-- Start of RECORDED INFORMATION --

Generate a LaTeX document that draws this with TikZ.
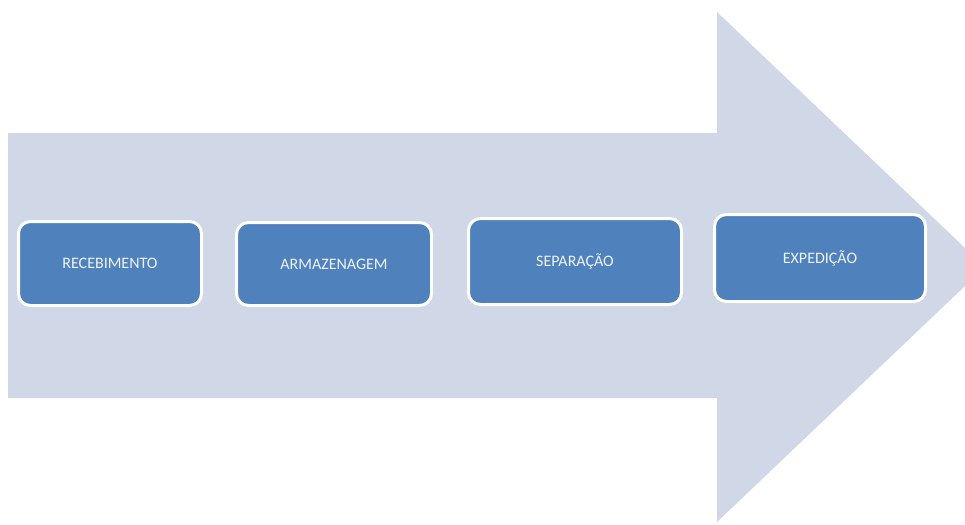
\documentclass[tikz,border=0pt]{standalone}
\usepackage{fontspec}
\setmainfont{Carlito}
\definecolor{seta}{HTML}{D0D7E6}
\definecolor{caixa}{HTML}{4F81BD}
\definecolor{letra}{HTML}{EEF4FB}
\begin{document}
\begin{tikzpicture}[x=1pt, y=-1pt,
    etapa/.style={rectangle, draw=white, line width=3pt, rounded corners=12pt,
        fill=caixa, text=letra, font=\fontsize{16}{18}\selectfont, inner sep=0pt}]
    \useasboundingbox (0,0) rectangle (965,524);
    \clip (0,0) rectangle (965,524);

    % seta de fundo
    \fill[seta] (8,133) -- (717,133) -- (717,12) -- (985,267) -- (717,522)
        -- (717,398) -- (8,398) -- cycle;

    \node[etapa, minimum width=183pt, minimum height=84pt] (R) at (110,263.5) {RECEBIMENTO};
    \node[etapa, minimum width=195pt, minimum height=83pt] (A) at (334,264) {ARMAZENAGEM};
    \node[etapa, minimum width=213pt, minimum height=86pt] (S) at (575,261.5) {SEPARAÇÃO};
    \node[etapa, minimum width=211pt, minimum height=87pt] (E) at (820,258) {EXPEDIÇÃO};
\end{tikzpicture}
\end{document}
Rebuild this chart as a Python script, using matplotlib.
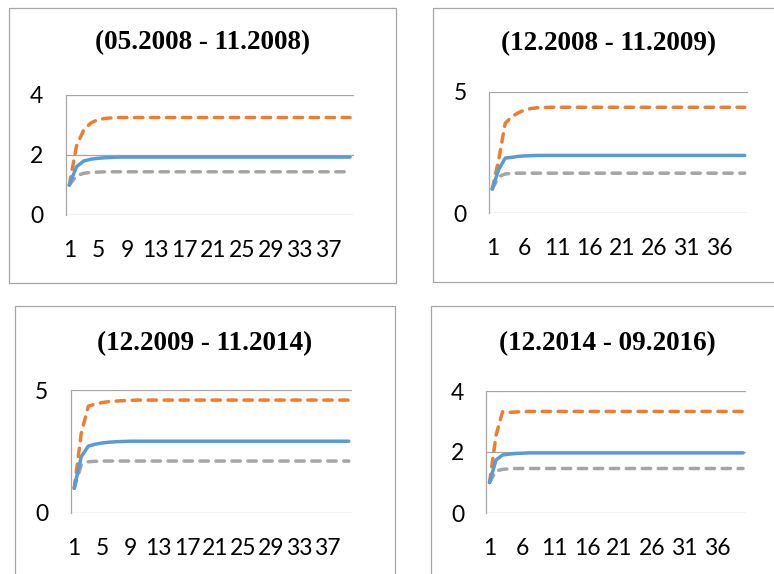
import matplotlib
matplotlib.use("Agg")
import matplotlib.pyplot as plt
from matplotlib.patches import Rectangle

W, H = 774, 574

# periods 1..40
periods = list(range(1, 41))

titles = ["(05.2008 - 11.2008)", "(12.2008 - 11.2009)",
          "(12.2009 - 11.2014)", "(12.2014 - 09.2016)"]

# panel 1
p1_blue = [1.0, 1.61, 1.80, 1.86, 1.89, 1.91, 1.92, 1.93, 1.93, 1.93,
           1.93, 1.93, 1.93, 1.93, 1.93, 1.93, 1.93, 1.93, 1.93, 1.93,
           1.93, 1.93, 1.93, 1.93, 1.93, 1.93, 1.93, 1.93, 1.93, 1.93,
           1.93, 1.93, 1.93, 1.93, 1.93, 1.93, 1.93, 1.93, 1.93, 1.93]
p1_orange = [1.0, 2.30, 2.83, 3.07, 3.18, 3.22, 3.24, 3.25, 3.25, 3.25,
             3.25, 3.25, 3.25, 3.25, 3.25, 3.25, 3.25, 3.25, 3.25, 3.25,
             3.25, 3.25, 3.25, 3.25, 3.25, 3.25, 3.25, 3.25, 3.25, 3.25,
             3.25, 3.25, 3.25, 3.25, 3.25, 3.25, 3.25, 3.25, 3.25, 3.25]
p1_grey = [1.0, 1.31, 1.39, 1.42, 1.43, 1.44, 1.44, 1.44, 1.44, 1.44,
           1.44, 1.44, 1.44, 1.44, 1.44, 1.44, 1.44, 1.44, 1.44, 1.44,
           1.44, 1.44, 1.44, 1.44, 1.44, 1.44, 1.44, 1.44, 1.44, 1.44,
           1.44, 1.44, 1.44, 1.44, 1.44, 1.44, 1.44, 1.44, 1.44, 1.44]

# panel 2
p2_blue = [1.0, 1.80, 2.27, 2.30, 2.34, 2.36, 2.37, 2.38, 2.38, 2.38,
           2.38, 2.38, 2.38, 2.38, 2.38, 2.38, 2.38, 2.38, 2.38, 2.38,
           2.38, 2.38, 2.38, 2.38, 2.38, 2.38, 2.38, 2.38, 2.38, 2.38,
           2.38, 2.38, 2.38, 2.38, 2.38, 2.38, 2.38, 2.38, 2.38, 2.38]
p2_orange = [1.0, 2.20, 3.70, 3.97, 4.13, 4.25, 4.31, 4.34, 4.35, 4.36,
             4.36, 4.36, 4.36, 4.36, 4.36, 4.36, 4.36, 4.36, 4.36, 4.36,
             4.36, 4.36, 4.36, 4.36, 4.36, 4.36, 4.36, 4.36, 4.36, 4.36,
             4.36, 4.36, 4.36, 4.36, 4.36, 4.36, 4.36, 4.36, 4.36, 4.36]
p2_grey = [1.0, 1.50, 1.62, 1.64, 1.65, 1.65, 1.65, 1.65, 1.65, 1.65,
           1.65, 1.65, 1.65, 1.65, 1.65, 1.65, 1.65, 1.65, 1.65, 1.65,
           1.65, 1.65, 1.65, 1.65, 1.65, 1.65, 1.65, 1.65, 1.65, 1.65,
           1.65, 1.65, 1.65, 1.65, 1.65, 1.65, 1.65, 1.65, 1.65, 1.65]

# panel 3
p3_blue = [1.0, 2.29, 2.72, 2.80, 2.85, 2.88, 2.90, 2.91, 2.92, 2.92,
           2.92, 2.92, 2.92, 2.92, 2.92, 2.92, 2.92, 2.92, 2.92, 2.92,
           2.92, 2.92, 2.92, 2.92, 2.92, 2.92, 2.92, 2.92, 2.92, 2.92,
           2.92, 2.92, 2.92, 2.92, 2.92, 2.92, 2.92, 2.92, 2.92, 2.92]
p3_orange = [1.0, 3.24, 4.35, 4.44, 4.50, 4.54, 4.56, 4.58, 4.59, 4.60,
             4.60, 4.60, 4.60, 4.60, 4.60, 4.60, 4.60, 4.60, 4.60, 4.60,
             4.60, 4.60, 4.60, 4.60, 4.60, 4.60, 4.60, 4.60, 4.60, 4.60,
             4.60, 4.60, 4.60, 4.60, 4.60, 4.60, 4.60, 4.60, 4.60, 4.60]
p3_grey = [1.0, 1.95, 2.08, 2.10, 2.11, 2.11, 2.11, 2.11, 2.11, 2.11,
           2.11, 2.11, 2.11, 2.11, 2.11, 2.11, 2.11, 2.11, 2.11, 2.11,
           2.11, 2.11, 2.11, 2.11, 2.11, 2.11, 2.11, 2.11, 2.11, 2.11,
           2.11, 2.11, 2.11, 2.11, 2.11, 2.11, 2.11, 2.11, 2.11, 2.11]

# panel 4
p4_blue = [1.0, 1.74, 1.90, 1.93, 1.95, 1.96, 1.97, 1.97, 1.97, 1.97,
           1.97, 1.97, 1.97, 1.97, 1.97, 1.97, 1.97, 1.97, 1.97, 1.97,
           1.97, 1.97, 1.97, 1.97, 1.97, 1.97, 1.97, 1.97, 1.97, 1.97,
           1.97, 1.97, 1.97, 1.97, 1.97, 1.97, 1.97, 1.97, 1.97, 1.97]
p4_orange = [1.0, 2.55, 3.32, 3.30, 3.31, 3.32, 3.33, 3.33, 3.33, 3.33,
             3.33, 3.33, 3.33, 3.33, 3.33, 3.33, 3.33, 3.33, 3.33, 3.33,
             3.33, 3.33, 3.33, 3.33, 3.33, 3.33, 3.33, 3.33, 3.33, 3.33,
             3.33, 3.33, 3.33, 3.33, 3.33, 3.33, 3.33, 3.33, 3.33, 3.33]
p4_grey = [1.0, 1.38, 1.43, 1.45, 1.46, 1.46, 1.46, 1.46, 1.46, 1.46,
           1.46, 1.46, 1.46, 1.46, 1.46, 1.46, 1.46, 1.46, 1.46, 1.46,
           1.46, 1.46, 1.46, 1.46, 1.46, 1.46, 1.46, 1.46, 1.46, 1.46,
           1.46, 1.46, 1.46, 1.46, 1.46, 1.46, 1.46, 1.46, 1.46, 1.46]

series = [(p1_blue, p1_orange, p1_grey), (p2_blue, p2_orange, p2_grey),
          (p3_blue, p3_orange, p3_grey), (p4_blue, p4_orange, p4_grey)]
ymax = [4, 5, 5, 4]
yticks = [[0, 2, 4], [0, 5], [0, 5], [0, 2, 4]]
xticks = [list(range(1, 41, 4)), list(range(1, 41, 5)),
          list(range(1, 41, 4)), list(range(1, 41, 5))]

# layout in pixels: frame (x0, y0, x1, y1), plot area (left, top, width, height), title pos
frames = [(9.3, 8.3, 395.7, 282.7), (433.3, 8.3, 790, 282.0),
          (15.0, 306.0, 395.0, 590), (430.7, 306.0, 790, 590)]
plots = [(65.7, 95.0, 288.0, 120.0), (489.0, 91.7, 259.0, 121.6),
         (70.7, 390.3, 281.6, 122.4), (486.3, 391.0, 260.0, 122.0)]
title_pos = [(202.3, 43.0), (608.7, 43.3), (205.0, 343.7), (607.0, 343.7)]

BLUE = "#5B9BD5"
ORANGE = "#ED7D31"
GREY = "#A5A5A5"
AXCOL = "#A6A6A6"
LW = 2.5

fig = plt.figure(figsize=(W / 100.0, H / 100.0), dpi=100)

for i in range(4):
    x0, y0, x1, y1 = frames[i]
    fig.patches.append(Rectangle((x0 / W, 1 - y1 / H), (x1 - x0) / W, (y1 - y0) / H,
                                 transform=fig.transFigure, fill=False,
                                 edgecolor=AXCOL, lw=0.9))

    l, t, w, h = plots[i]
    ax = fig.add_axes([l / W, 1 - (t + h) / H, w / W, h / H])
    blue, orange, grey = series[i]
    ax.plot(periods, grey, color=GREY, lw=LW, dashes=(2.4, 2.2),
            dash_capstyle="round", solid_capstyle="round", clip_on=False)
    ax.plot(periods, orange, color=ORANGE, lw=LW, dashes=(2.4, 2.2),
            dash_capstyle="round", solid_capstyle="round", clip_on=False)
    ax.plot(periods, blue, color=BLUE, lw=LW, solid_capstyle="round", clip_on=False)

    ax.set_xlim(0.5, 40.5)
    ax.set_ylim(0, ymax[i])
    ax.set_yticks(yticks[i])
    ax.set_xticks(xticks[i])
    ax.grid(axis="y", color=AXCOL, lw=0.9)
    ax.set_axisbelow(True)
    for s in ["top", "right", "bottom"]:
        ax.spines[s].set_visible(False)
    ax.spines["left"].set_color(AXCOL)
    ax.spines["left"].set_linewidth(0.9)
    ax.tick_params(axis="y", length=0, pad=16, labelsize=16.5)
    ax.tick_params(axis="x", length=0, pad=18, labelsize=16.5)
    for lab in ax.get_xticklabels() + ax.get_yticklabels():
        lab.set_fontfamily("Lato")

    tx, ty = title_pos[i]
    fig.text(tx / W, 1 - ty / H, titles[i], ha="center", va="center",
             fontsize=19.5, fontweight="bold", family="Liberation Serif")

fig.savefig("out.png", dpi=100)
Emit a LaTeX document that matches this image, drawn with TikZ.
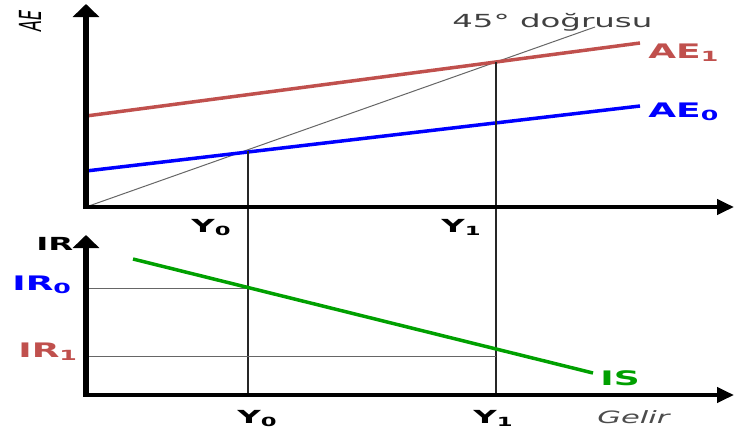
\documentclass[tikz,border=0pt]{standalone}
\usepackage{fontspec}
\setmainfont{DejaVu Sans}
\usepackage{xcolor}
\usetikzlibrary{arrows.meta,positioning}

\definecolor{aered}{RGB}{192,80,77}
\definecolor{aeblue}{RGB}{0,0,255}
\definecolor{isgreen}{RGB}{0,160,0}

\begin{document}
\begin{tikzpicture}[
  x=1pt, y=-1pt,
  axis/.style={line width=4pt, -{Triangle[length=17pt,width=15pt]}},
  vaxis/.style={line width=6pt, -{Triangle[length=13pt,width=26pt]}},
  curve/.style={line width=3.5pt},
  diag/.style={gray!80!black, line width=1pt},
  drop/.style={black!85, line width=1.6pt},
  guide/.style={black!60, line width=1pt},
  txt/.style={inner sep=0pt, xscale=1.8, anchor=base west},
  lbl/.style={txt, font=\fontsize{20}{22}\selectfont\bfseries},
  ylbl/.style={txt, font=\fontsize{18}{20}\selectfont\bfseries}
]
\useasboundingbox (0,0) rectangle (734,432);

% top panel: AE diagram
\coordinate (o1) at (86,207);
\coordinate (y1top) at (86,4);
\coordinate (x1end) at (734,207);
\coordinate (ae1a) at (86,116);
\coordinate (ae1b) at (640,43);
\coordinate (ae0a) at (86,171);
\coordinate (ae0b) at (640,106);
\coordinate (diagend) at (595,27);
\coordinate (e0) at (248,151);
\coordinate (e1) at (496,62);

% bottom panel: IS diagram
\coordinate (o2) at (86,395);
\coordinate (y2top) at (86,235);
\coordinate (x2end) at (734,395);
\coordinate (isa) at (133,259);
\coordinate (isb) at (593,373);
\coordinate (f0) at (248,288);
\coordinate (f1) at (496,356);
\coordinate (b0) at (248,395);
\coordinate (b1) at (496,395);
\coordinate (g0) at (86,288);
\coordinate (g1) at (86,356);

\draw[diag] (o1) -- (diagend);
\draw[curve, aered] (ae1a) -- (ae1b);
\draw[curve, aeblue] (ae0a) -- (ae0b);
\draw[drop] (e0) -- (b0);
\draw[drop] (e1) -- (b1);
\draw[guide] (g0) -- (f0);
\draw[guide] (g1) -- (f1);
\draw[curve, isgreen] (isa) -- (isb);

\draw[vaxis] ([yshift=2pt]o1) -- (y1top);
\draw[axis] ([xshift=-3pt]o1) -- (x1end);
\draw[vaxis] ([yshift=2pt]o2) -- (y2top);
\draw[axis] ([xshift=-3pt]o2) -- (x2end);

\node[xscale=1.9, rotate=90, inner sep=0pt, font=\fontsize{16}{18}\selectfont\itshape] (aeaxis) at (30,21) {AE};
\node[txt, font=\fontsize{18}{20}\selectfont, text=black!75] (deg) at (452,27) {45° doğrusu};
\node[lbl, text=aered] (ae1lbl) at (648,58) {AE\textsubscript{1}};
\node[lbl, text=aeblue] (ae0lbl) at (648,117) {AE\textsubscript{0}};
\node[ylbl] (ytop0) at (191,232) {Y\textsubscript{0}};
\node[ylbl] (ytop1) at (441,232) {Y\textsubscript{1}};

\node[ylbl] (iraxis) at (36,250) {IR};
\node[lbl, text=aeblue] (ir0) at (12,290) {IR\textsubscript{0}};
\node[lbl, text=aered] (ir1) at (18,357) {IR\textsubscript{1}};
\node[lbl, text=isgreen] (islbl) at (600,385) {IS};
\node[ylbl] (ybot0) at (237,423) {Y\textsubscript{0}};
\node[ylbl] (ybot1) at (473,423) {Y\textsubscript{1}};
\node[txt, font=\fontsize{17}{19}\selectfont\itshape, text=black!70] (gelir) at (597,423) {Gelir};
\end{tikzpicture}
\end{document}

-- End of RECORDED INFORMATION --

PROMPT — Go through the records above, find every line with the word "that", and list those lines.

SOLUTION FOR THIS TASK —
Generate a LaTeX document that draws this with TikZ.
Emit a LaTeX document that matches this image, drawn with TikZ.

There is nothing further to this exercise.